Review the material line by line. Identify and copy every line that contains the string "matplotlib".

++++ AVAILABLE DATA

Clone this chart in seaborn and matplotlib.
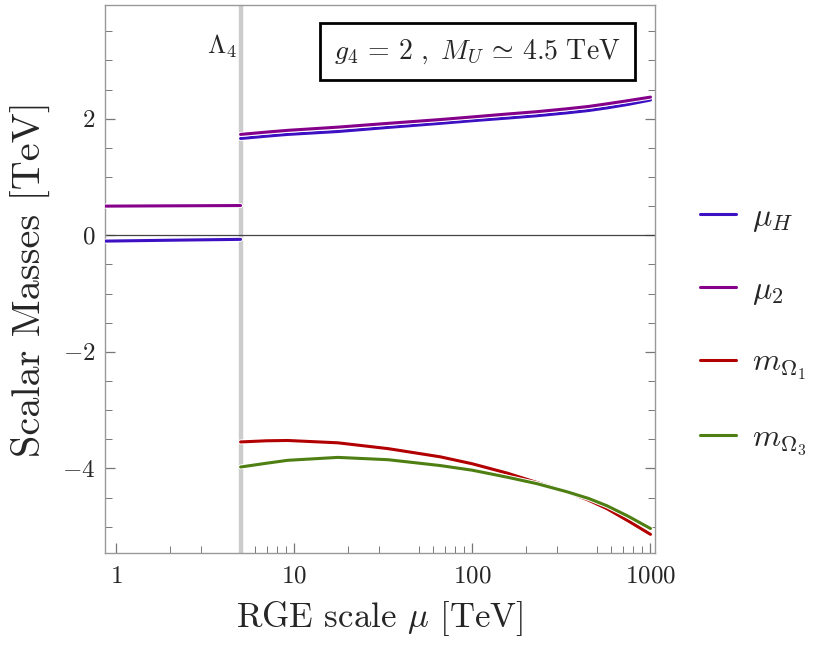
import numpy as np
import pandas as pd
import matplotlib
matplotlib.use('Agg')
import matplotlib.pyplot as plt
import matplotlib.patheffects as pe
import matplotlib.ticker as mticker
from matplotlib.lines import Line2D
import seaborn as sns

# values (mu in TeV, masses in TeV)
lam4 = 5.0
mu_low = [0.867, 2.0, 5.0]
muH_low = [-0.10, -0.085, -0.07]
mu2_low = [0.50, 0.505, 0.51]

mu_high = [5.0, 7.0, 9.2, 17.6, 33.7, 66.0, 100.0, 157.0, 230.0, 340.0, 450.0, 570.0, 750.0, 1000.0]
muH_high = [1.66, 1.70, 1.73, 1.78, 1.85, 1.92, 1.965, 2.01, 2.05, 2.10, 2.14, 2.185, 2.245, 2.32]
mu2_high = [1.73, 1.77, 1.80, 1.855, 1.92, 1.985, 2.03, 2.08, 2.12, 2.17, 2.21, 2.255, 2.31, 2.37]
mOm1 = [-3.545, -3.525, -3.52, -3.56, -3.66, -3.80, -3.92, -4.08, -4.24, -4.40, -4.545, -4.69, -4.90, -5.13]
mOm3 = [-3.975, -3.91, -3.86, -3.81, -3.85, -3.95, -4.03, -4.15, -4.26, -4.40, -4.515, -4.64, -4.82, -5.03]

labels = [r'$\mu_H$', r'$\mu_2$', r'$m_{\Omega_1}$', r'$m_{\Omega_3}$']
colors = ['#3d10c4', '#85008a', '#b20000', '#4d7f12']

sns.set_style('ticks')
plt.rcParams['font.family'] = ['serif']
plt.rcParams['font.serif'] = ['cmr10', 'DejaVu Serif']
plt.rcParams['mathtext.fontset'] = 'cm'
plt.rcParams['axes.formatter.use_mathtext'] = True
plt.rcParams['axes.unicode_minus'] = True

fig = plt.figure(figsize=(8.3, 6.6), dpi=100)
ax = fig.add_axes([105 / 830, 1 - 553 / 660, 550 / 830, 548 / 660])

stroke = [pe.Stroke(linewidth=3.6, foreground='white'), pe.Normal()]

ax.axvline(lam4, color='#cccccc', lw=3.2, zorder=1)
ax.axhline(0, color='#444444', lw=0.9, zorder=1)

low = pd.DataFrame({'mu': mu_low, 'muH': muH_low, 'mu2': mu2_low})
high = pd.DataFrame({'mu': mu_high, 'muH': muH_high, 'mu2': mu2_high,
                     'm1': mOm1, 'm3': mOm3})

for col, c in [('muH', colors[0]), ('mu2', colors[1])]:
    sns.lineplot(data=low, x='mu', y=col, color=c, lw=2.2, ax=ax,
                 path_effects=stroke, zorder=3)
for col, c in [('muH', colors[0]), ('mu2', colors[1]), ('m1', colors[2]), ('m3', colors[3])]:
    sns.lineplot(data=high, x='mu', y=col, color=c, lw=2.2, ax=ax,
                 path_effects=stroke, zorder=3)

ax.set_xscale('log')
ax.set_xlim(0.867, 1060)
ax.set_ylim(-5.45, 3.95)

ax.xaxis.set_major_locator(mticker.FixedLocator([1, 10, 100, 1000]))
ax.xaxis.set_major_formatter(mticker.FixedFormatter(['$1$', '$10$', '$100$', '$1000$']))
ax.xaxis.set_minor_locator(mticker.FixedLocator(
    [m * 10 ** k for k in range(0, 3) for m in (2, 3, 5, 6, 7, 8, 9)]))
ax.xaxis.set_minor_formatter(mticker.NullFormatter())
ax.yaxis.set_major_locator(mticker.FixedLocator([-4, -2, 0, 2]))
ax.yaxis.set_minor_locator(mticker.MultipleLocator(0.5))

ax.tick_params(which='both', direction='in', color='#777777', labelsize=18,
               left=True, right=True, bottom=True, top=False)
ax.tick_params(which='major', length=7, width=0.9)
ax.tick_params(which='minor', length=5, width=0.7)
ax.tick_params(axis='x', pad=9)
ax.tick_params(axis='y', pad=7)
for s in ax.spines.values():
    s.set_color('#999999')
    s.set_linewidth(1.0)

ax.set_xlabel(r'RGE scale $\mu$ [TeV]', fontsize=25, labelpad=8)
ax.set_ylabel('Scalar Masses [TeV]', fontsize=29, labelpad=8)

ax.text(0.24, 0.925, r'$\Lambda_4$', transform=ax.transAxes, fontsize=19,
        ha='right', va='center')
ax.text(0.677, 0.915, r'$g_4\,=\,2\ ,\ M_U\,\simeq\,4.5\ \mathrm{TeV}$',
        transform=ax.transAxes, fontsize=20, ha='center', va='center',
        bbox=dict(boxstyle='square,pad=0.5', fc='white', ec='black', lw=2))

handles = [Line2D([], [], color=c, lw=2.2) for c in colors]
fig.legend(handles, labels, loc='center left', bbox_to_anchor=(0.843, 0.50),
           frameon=False, fontsize=23, handlelength=1.15, handletextpad=0.5,
           labelspacing=1.3, borderpad=0, borderaxespad=0)

fig.savefig('out.png', dpi=100)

++++++++

* **RESULT FOR THIS EXERCISE**
Clone this chart in seaborn and matplotlib.
import matplotlib
matplotlib.use('Agg')
import matplotlib.pyplot as plt
import matplotlib.patheffects as pe
import matplotlib.ticker as mticker
from matplotlib.lines import Line2D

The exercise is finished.